We downloaded protein sequences ('dataset_1' in Additional file 1) assigned by 'protein_coding genes' with gene ID numbers and protein ID numbers from Ensembl project http://www.ensembl.org/index.html [39] by using BioMart (Additional file 1). A version of the dataset was Release 55. Because each dataset contains the information of single species, the following procedures were separately done for the five species. After removing extraneous characters, each text line contains a single gene ID, a single protein ID and a single protein sequence. We further extracted protein sequences that contain asterisks (*) denoting stop codons and more than fifty-four AA long to perform the C0 to C50 searches ('dataset_2' in Additional file 1).
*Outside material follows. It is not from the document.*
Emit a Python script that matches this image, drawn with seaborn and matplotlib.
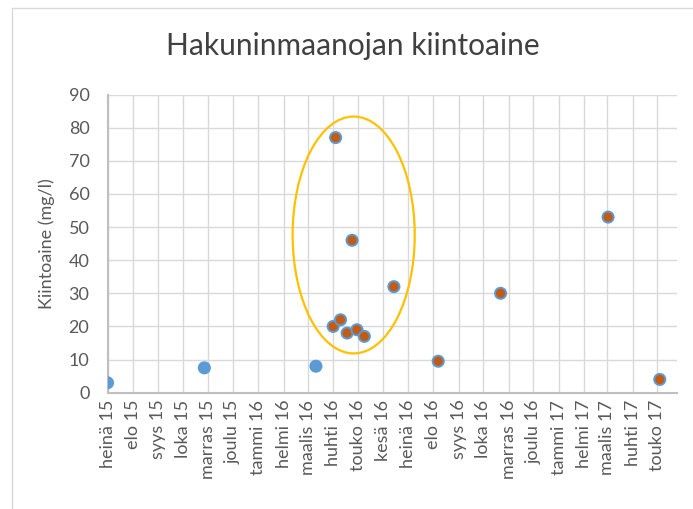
import matplotlib
matplotlib.use('Agg')
import matplotlib.pyplot as plt
import matplotlib.dates as mdates
from matplotlib.patches import Ellipse, Rectangle
import seaborn as sns
import pandas as pd

# Data
dates = ['2015-07-01', '2015-10-27', '2016-03-11', '2016-04-01', '2016-04-04',
         '2016-04-10', '2016-04-18', '2016-04-24', '2016-04-30', '2016-05-09',
         '2016-06-14', '2016-08-07', '2016-10-22', '2017-03-02', '2017-05-04']
values = [3, 7.5, 8, 20, 77, 22, 18, 46, 19, 17, 32, 9.5, 30, 53, 4]
groups = ['perus', 'perus', 'perus', 'tulva', 'tulva', 'tulva', 'tulva', 'tulva',
          'tulva', 'tulva', 'tulva', 'tulva', 'tulva', 'tulva', 'tulva']
tick_labels = ['heinä 15', 'elo 15', 'syys 15', 'loka 15', 'marras 15', 'joulu 15',
               'tammi 16', 'helmi 16', 'maalis 16', 'huhti 16', 'touko 16', 'kesä 16',
               'heinä 16', 'elo 16', 'syys 16', 'loka 16', 'marras 16', 'joulu 16',
               'tammi 17', 'helmi 17', 'maalis 17', 'huhti 17', 'touko 17']
y_ticks = [0, 10, 20, 30, 40, 50, 60, 70, 80, 90]

sns.set_theme(style='white')
plt.rcParams['font.family'] = ['Lato', 'DejaVu Sans']

fig = plt.figure(figsize=(6.93, 5.09), dpi=100)
fig.patches.append(Rectangle((12 / 693, -0.2), 1.2, 1.2 - 8 / 509,
                             transform=fig.transFigure, fill=False,
                             edgecolor='#D9D9D9', linewidth=1.0))
ax = fig.add_axes([107.5 / 693, 1 - 392.7 / 509, (677 - 107.5) / 693, (392.7 - 94.5) / 509])

df = pd.DataFrame({'date': pd.to_datetime(dates), 'value': values, 'group': groups})
sns.scatterplot(data=df, x='date', y='value', hue='group',
                palette={'perus': '#5B9BD5', 'tulva': '#C55A11'},
                edgecolor='#5B9BD5', linewidth=1.4, s=64, legend=False, ax=ax, zorder=3)

tick_dates = pd.date_range('2015-07-01', periods=len(tick_labels), freq='MS')
ax.set_xticks(tick_dates)
ax.set_xticklabels(tick_labels, rotation=90)
ax.set_xlim(pd.Timestamp('2015-07-01'), pd.Timestamp('2017-05-25'))
ax.set_ylim(0, 90)
ax.set_yticks(y_ticks)

ax.grid(True, color='#D9D9D9', linewidth=1.0)
ax.set_axisbelow(True)
for s in ['top', 'right']:
    ax.spines[s].set_visible(False)
for s in ['left', 'bottom']:
    ax.spines[s].set_color('#BFBFBF')
    ax.spines[s].set_linewidth(1.5)
ax.tick_params(axis='both', length=0, labelcolor='#595959', labelsize=13)
ax.tick_params(axis='y', pad=13)
ax.tick_params(axis='x', pad=5)

ax.set_xlabel('')
ax.set_ylabel('Kiintoaine (mg/l)', fontsize=13, color='#595959', labelpad=10)

# highlight ellipse
cx = mdates.date2num(pd.Timestamp('2016-04-26'))
ax.add_patch(Ellipse((cx, 47.6), 148.8, 71.5, fill=False, edgecolor='#FFC000',
                     linewidth=1.6, zorder=4, clip_on=False))

fig.text(353 / 693, 1 - 46 / 509, 'Hakuninmaanojan kiintoaine', ha='center', va='center',
         fontsize=21.5, fontweight='normal', color='#404040')

fig.savefig('out.png', dpi=100)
Specifically for human datasets, proteins encoded in the haplotypic chromosomal regions, denoted by chromosome name HSCHR6_MHC_APD, HSCHR6_MHC_COX, HSCHR6_MHC_DBB, HSCHR6_MHC_MANN, HSCHR6_MHC_MCF, HSCHR6_MHC_QBL, HSCHR6_MHC_SSTO, HSCHR4_1 and HSCHR17_1, were removed to avoid multiple identifications of the same genes [64]. The numbers of proteins and genes in dataset_1 and _2 are shown in Additional file 2. Fifty-one data subsets ('dataset_C0' to 'dataset_C50' in Additional file 1) were generated for each species, based on the position of the motif within C0-C50, then C0-C50 searches were performed. All the Perl and UNIX scripts corresponding to these steps are available upon request to the author.

Data analysis and statistics

All the statistical tests were performed using KyPlot 5.0 software (KyenceLab Inc. Japan). Non-parametric Mann-Whitney test or Steel test was used to examine statistical difference. P-values are indicated in each figure.

Detection of over-represented GO molecular function term

The Ensembl gene IDs were converted to Entrez Gene ID using web-based tool Clone/Gene ID Converter, version 2.0 http://idconverter.bioinfo.cnio.es/ [65]. The over-represented ontological categories were identified using PIPE2 http://pipe2.systemsbiology.net/PIPE2/ [66] with the Entrez Gene IDs.

Co-immunoprecipitation assay

The cDNAs encoding full-length mInsc, DTWD2, PSD-95 and GRIP1 were amplified from mouse brain cDNA libraries by PCR and subcloned into pCMV-Tag2 or pCMV-Tag3 (Clontech) for the expression of Flag-tagged or Myc-tagged proteins, respectively. As for mInsc and DTWD2, deletion mutants lacking C-terminal four AAs were also constructed. Transfection of these plasmids into COS-7 cells (RIKEN Cell Bank) was performed using Lipofectamine 2000 (Invitrogen) according to the manufacturer's protocols. Transfected cells were lysed in Tris buffer (120 mM NaCl, 1 mM EDTA, 20 mM Tris-Cl pH 7.5, 0.5% (v/v) Triton X-100, protease inhibitors cocktail) and briefly sonicated. Lysates were centrifugated (10 min; 15,000 × g) to remove insoluble matter. Anti-Flag-M2 agarose (Sigma-Aldrich) were added to the supernatant fraction and incubated for 2 hrs at 4°C. After washing, all precipitated complex were denatured in SDS sample buffer and subjected to SDS-PAGE followed by Western blot analysis using anti-Myc antibody (Santa Cruz Biotechnology) or anti-Flag antibody (Sigma-Aldrich), and chemiluminescence-based detection system ECL plus (GE Healthcare).